What is a Standardized Test?


”Standardized” is the key word

Many fields use consistent and standardized forms of measurement. The meaning of an inch, a meter, a kilogram, etc. is tightly defined. There is no universal set of measures or units to describe educational or psychological attributes.

“Standardized” refers to an effort to maximize comparability of test results, to better support certain type of inferences and purposes for a test. Thus, “standardized” tests may:

  • Contain the same items/questions in the same order for all test takers.

  • Be given/administered in the same conditions for all test takers.

  • Be scored in the same way for all test takers.

Test developers have techniques to equate different forms for a single test, to make results comparable in spite of the fact that different test takers may be given different questions. This is especially important to support consistency across the years that a test may be used.

What about “bubble” tests?

While multiple choice questions are widely used in standardized tests, standardized tests do not have to use multiple choice items, nor do they have to be Scantron or machine-scorable. Many standardized tests include so-call constructed response items, and some are comprised entirely of these items that require test takers to construct their response, rather than to select their response from a list of available options.

For example, New York State’s battery of Regents Exams — which have existed for many decades — include both selected response items and multiple choice items. Advanced Placement exams also contain both type of items. This does not make them any less standardized.

Then why do standardized tests include so many bubble items?

Multiple choice items are the easiest items to ensure will be scored the exact same way every time for every test taker. It is far more difficult to create a regime to score constructed response items so consistently. They require far more preparation for scorers/graders and take more time to score, and therefore cost much more money to score. Multiple choice items are faster and cheaper to score and are more consistently scored. Those are real advantages.

Of course, they come with disadvantages, too.

Are all multiple-choice tests “standardized” tests?

There is no definitive, official and enforceable definition of a “standardized test.” But almost no one would consider a test to be a standardized test simply because it uses multiple choice items.

Most people actually mean large-scale tests when they use the term “standardized test.” Large scale assessments strive to meet the requirements for comparability across reported test results, as comparability tends to be built into their purposes. There are many processes, practices, techniques and values that go into the development of large scale assessments, making them quite different than other tests that might use multiple choice items.

The RTD project is oriented to what we call large-scale, standards-based, standardized tests.

Doesn’t “standards-based” just mean “standardized?”

Educational learning standards are the learning goals that some official body has set. For our schools, they are usually ratified and endorsed though state legislation — meaning they are passed by legislatures and signed by governors. They are the goals — usually the academic learning goals — that teachers, textbooks and curricula should be aiming towards. Hence, they are the targets that large-scale assessments are trying to measure.

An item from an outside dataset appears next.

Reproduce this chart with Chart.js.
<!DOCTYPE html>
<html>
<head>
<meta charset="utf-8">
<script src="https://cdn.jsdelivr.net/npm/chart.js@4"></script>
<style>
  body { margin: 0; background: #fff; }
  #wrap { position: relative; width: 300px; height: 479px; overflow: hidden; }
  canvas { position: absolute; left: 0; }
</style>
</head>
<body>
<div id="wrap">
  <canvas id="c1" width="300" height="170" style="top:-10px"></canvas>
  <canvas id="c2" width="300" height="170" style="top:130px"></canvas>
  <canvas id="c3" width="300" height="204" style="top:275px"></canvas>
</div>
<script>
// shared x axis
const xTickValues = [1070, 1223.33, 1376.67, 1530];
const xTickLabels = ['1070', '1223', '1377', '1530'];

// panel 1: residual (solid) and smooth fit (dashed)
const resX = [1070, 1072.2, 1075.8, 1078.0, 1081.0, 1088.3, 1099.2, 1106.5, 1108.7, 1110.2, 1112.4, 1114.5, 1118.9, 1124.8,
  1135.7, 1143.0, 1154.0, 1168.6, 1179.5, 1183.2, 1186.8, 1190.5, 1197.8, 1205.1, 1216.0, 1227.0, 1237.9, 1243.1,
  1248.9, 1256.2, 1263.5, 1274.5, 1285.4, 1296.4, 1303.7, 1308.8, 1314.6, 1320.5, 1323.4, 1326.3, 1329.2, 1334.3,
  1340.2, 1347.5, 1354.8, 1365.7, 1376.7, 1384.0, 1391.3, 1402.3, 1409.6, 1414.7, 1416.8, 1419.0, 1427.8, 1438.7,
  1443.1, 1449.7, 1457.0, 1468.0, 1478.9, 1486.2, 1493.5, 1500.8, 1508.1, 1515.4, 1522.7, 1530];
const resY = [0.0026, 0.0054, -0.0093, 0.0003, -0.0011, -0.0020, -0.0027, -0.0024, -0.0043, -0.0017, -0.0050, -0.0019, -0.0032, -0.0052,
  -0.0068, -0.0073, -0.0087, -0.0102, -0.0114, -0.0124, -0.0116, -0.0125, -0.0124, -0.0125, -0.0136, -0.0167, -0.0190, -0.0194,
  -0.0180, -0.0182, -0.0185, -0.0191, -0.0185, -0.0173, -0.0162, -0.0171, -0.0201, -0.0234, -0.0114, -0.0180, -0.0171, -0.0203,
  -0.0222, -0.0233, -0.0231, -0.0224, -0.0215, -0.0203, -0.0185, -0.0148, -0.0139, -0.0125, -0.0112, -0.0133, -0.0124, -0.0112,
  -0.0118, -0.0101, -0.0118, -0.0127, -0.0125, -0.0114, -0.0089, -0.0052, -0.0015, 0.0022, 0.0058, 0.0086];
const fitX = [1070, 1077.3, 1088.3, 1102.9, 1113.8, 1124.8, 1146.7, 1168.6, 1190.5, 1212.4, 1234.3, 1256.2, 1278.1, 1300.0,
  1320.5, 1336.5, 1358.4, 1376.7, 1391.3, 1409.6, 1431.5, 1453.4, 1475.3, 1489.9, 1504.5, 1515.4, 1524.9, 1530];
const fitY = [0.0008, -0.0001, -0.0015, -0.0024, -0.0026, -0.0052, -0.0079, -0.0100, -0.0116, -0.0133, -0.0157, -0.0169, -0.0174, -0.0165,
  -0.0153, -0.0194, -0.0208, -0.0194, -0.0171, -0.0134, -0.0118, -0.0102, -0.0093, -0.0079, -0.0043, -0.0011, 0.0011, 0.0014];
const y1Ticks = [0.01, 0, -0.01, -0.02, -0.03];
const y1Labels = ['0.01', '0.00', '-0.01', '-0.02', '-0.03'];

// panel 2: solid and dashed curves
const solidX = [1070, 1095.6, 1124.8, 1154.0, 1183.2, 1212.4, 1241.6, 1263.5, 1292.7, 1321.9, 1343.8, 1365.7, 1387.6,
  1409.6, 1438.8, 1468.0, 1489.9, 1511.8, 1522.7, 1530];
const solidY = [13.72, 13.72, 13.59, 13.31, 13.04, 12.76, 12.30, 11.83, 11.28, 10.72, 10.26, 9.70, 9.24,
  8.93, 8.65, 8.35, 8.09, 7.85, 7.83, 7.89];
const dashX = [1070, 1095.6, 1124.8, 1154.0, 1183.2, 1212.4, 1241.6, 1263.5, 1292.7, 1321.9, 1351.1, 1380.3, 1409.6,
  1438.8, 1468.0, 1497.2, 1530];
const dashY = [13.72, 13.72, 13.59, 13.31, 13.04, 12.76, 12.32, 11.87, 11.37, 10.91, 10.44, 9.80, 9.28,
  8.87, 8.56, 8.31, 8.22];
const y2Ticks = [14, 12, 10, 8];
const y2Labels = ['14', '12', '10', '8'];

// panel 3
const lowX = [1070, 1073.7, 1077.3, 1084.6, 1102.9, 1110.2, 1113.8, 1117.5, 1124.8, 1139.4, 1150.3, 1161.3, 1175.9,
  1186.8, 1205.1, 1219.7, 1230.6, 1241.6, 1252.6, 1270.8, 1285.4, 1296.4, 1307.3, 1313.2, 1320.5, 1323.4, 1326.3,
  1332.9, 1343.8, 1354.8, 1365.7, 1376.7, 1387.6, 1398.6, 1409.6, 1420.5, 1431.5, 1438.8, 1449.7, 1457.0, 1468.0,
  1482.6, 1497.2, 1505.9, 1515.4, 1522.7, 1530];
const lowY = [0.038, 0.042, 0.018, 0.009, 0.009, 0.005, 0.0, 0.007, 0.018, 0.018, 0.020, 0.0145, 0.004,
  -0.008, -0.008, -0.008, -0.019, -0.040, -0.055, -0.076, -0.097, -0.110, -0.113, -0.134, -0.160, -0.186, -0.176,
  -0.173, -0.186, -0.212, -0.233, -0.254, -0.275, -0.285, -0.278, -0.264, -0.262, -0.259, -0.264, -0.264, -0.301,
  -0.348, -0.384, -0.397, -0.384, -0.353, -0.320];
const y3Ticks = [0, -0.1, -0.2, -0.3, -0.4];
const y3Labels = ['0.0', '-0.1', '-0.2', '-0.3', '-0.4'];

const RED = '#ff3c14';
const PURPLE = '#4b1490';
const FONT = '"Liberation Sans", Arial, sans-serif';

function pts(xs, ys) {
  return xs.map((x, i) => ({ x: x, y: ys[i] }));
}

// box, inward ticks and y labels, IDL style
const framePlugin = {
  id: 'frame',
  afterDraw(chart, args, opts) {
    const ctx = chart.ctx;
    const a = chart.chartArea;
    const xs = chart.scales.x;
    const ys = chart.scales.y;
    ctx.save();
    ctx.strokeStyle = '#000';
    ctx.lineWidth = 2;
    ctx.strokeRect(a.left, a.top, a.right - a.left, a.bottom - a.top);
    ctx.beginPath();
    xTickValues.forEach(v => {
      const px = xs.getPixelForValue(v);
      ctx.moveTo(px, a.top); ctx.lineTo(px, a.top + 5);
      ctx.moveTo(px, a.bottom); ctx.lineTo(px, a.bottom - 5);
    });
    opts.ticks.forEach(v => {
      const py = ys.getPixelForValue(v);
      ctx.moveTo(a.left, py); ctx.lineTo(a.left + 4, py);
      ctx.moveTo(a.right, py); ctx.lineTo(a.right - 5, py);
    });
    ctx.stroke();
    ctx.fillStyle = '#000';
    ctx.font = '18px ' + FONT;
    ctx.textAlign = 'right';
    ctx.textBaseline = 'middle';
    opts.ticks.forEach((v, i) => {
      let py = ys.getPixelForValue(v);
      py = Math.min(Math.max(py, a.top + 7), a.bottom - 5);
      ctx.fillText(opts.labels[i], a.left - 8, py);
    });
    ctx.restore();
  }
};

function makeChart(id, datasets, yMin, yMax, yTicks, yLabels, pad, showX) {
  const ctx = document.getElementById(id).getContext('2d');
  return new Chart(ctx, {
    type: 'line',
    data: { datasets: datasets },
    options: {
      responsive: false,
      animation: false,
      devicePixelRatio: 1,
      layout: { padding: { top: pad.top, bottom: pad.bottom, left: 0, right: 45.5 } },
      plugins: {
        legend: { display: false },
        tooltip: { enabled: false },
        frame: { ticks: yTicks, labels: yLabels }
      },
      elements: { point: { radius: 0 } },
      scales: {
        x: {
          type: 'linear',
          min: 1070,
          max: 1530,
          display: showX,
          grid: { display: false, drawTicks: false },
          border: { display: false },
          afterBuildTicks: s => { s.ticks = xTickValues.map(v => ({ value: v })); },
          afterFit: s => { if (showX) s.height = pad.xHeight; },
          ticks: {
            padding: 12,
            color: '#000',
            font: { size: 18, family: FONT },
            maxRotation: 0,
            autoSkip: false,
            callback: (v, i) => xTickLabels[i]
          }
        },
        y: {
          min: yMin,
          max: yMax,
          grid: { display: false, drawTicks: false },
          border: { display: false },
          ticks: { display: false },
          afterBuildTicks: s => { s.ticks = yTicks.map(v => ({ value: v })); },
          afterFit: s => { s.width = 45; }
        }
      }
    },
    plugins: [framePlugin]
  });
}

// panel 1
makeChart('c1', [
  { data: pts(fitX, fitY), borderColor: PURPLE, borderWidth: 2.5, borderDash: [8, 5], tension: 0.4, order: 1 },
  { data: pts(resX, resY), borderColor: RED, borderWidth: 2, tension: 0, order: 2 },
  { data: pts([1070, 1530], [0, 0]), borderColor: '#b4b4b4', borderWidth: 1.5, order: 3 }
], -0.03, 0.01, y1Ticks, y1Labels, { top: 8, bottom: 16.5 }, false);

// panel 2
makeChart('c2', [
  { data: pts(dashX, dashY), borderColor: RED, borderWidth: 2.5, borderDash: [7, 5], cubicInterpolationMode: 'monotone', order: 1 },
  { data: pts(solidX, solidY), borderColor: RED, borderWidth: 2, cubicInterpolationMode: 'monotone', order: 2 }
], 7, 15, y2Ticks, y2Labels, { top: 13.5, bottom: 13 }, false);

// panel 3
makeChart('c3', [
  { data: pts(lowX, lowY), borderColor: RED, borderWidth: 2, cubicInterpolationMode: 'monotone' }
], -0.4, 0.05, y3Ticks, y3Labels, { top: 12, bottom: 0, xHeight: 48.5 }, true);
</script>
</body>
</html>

“Standards-based” refers to what these assessments are trying to measure. “Standardized” is a coincidentally similar word that refers to efforts to maximize the comparability of test results across test takers and across time.

What is “classroom assessment?”

“Classroom assessment” or “teacher-made tests” refer to assessments that are created with lesser efforts at standardization or comparable results. For example, the scoring/grading procedures are not usually not as fully and clearly documented. In practice, teachers often use their knowledge of individual students to influence how they interpret student work and the kinds of feedback they may give. This kind of customization can be quite valuable, instructionally. That is a different purpose than the comparability of large-scale standardized tests.

Furthermore, classroom assessments are combined with each other and with other forms of information by teachers when they make inferences about students or come to conclusions about them. Large-scale standardized assessments usually stand alone, with access to all that other information.

Hence, classroom assessment and large-scale standardized assessments are created very differently.